Member of the Louisiana House of Representatives from the 101st district
- Incumbent
- Assumed office April 11, 2022
- Preceded by: Ted James

Personal details
- Born: Vanessa Caston Baton Rouge, Louisiana, U.S.
- Party: Democratic
- Spouse: Brian LaFleur I
- Children: 2
- Education: Southern University (BA, JD)

= Vanessa Caston LaFleur =

American attorney and politician

Vanessa Caston LaFleur is an American attorney and politician serving as a member of the Louisiana House of Representatives from the 101st district. She assumed office on April 11, 2022.
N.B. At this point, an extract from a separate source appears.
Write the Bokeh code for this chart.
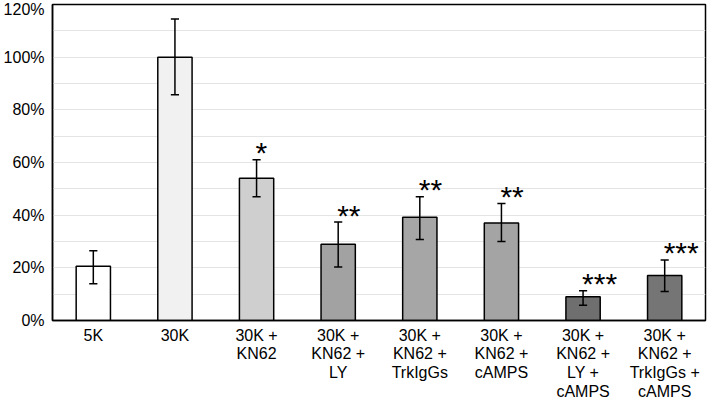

== Early life and education ==
LaFleur was born and raised in Baton Rouge, Louisiana. After graduating from Baton Rouge Magnet High School in 1986, she earned a Bachelor of Arts degree from Southern University in 1990 and a Juris Doctor from the Southern University Law Center in 1993.

== Career ==
In the Louisiana Department of Revenue, LaFleur served as director of the Tax Policy Services Division and Audit Protest Bureau. She later served as general counsel for the Louisiana Tax Commission and director of the Legal Division of the Louisiana Public Service Commission. She was also a member of the Louisiana Board of Ethics. LaFleur was elected to the Louisiana House of Representatives in a 2022 special election, succeeding Ted James.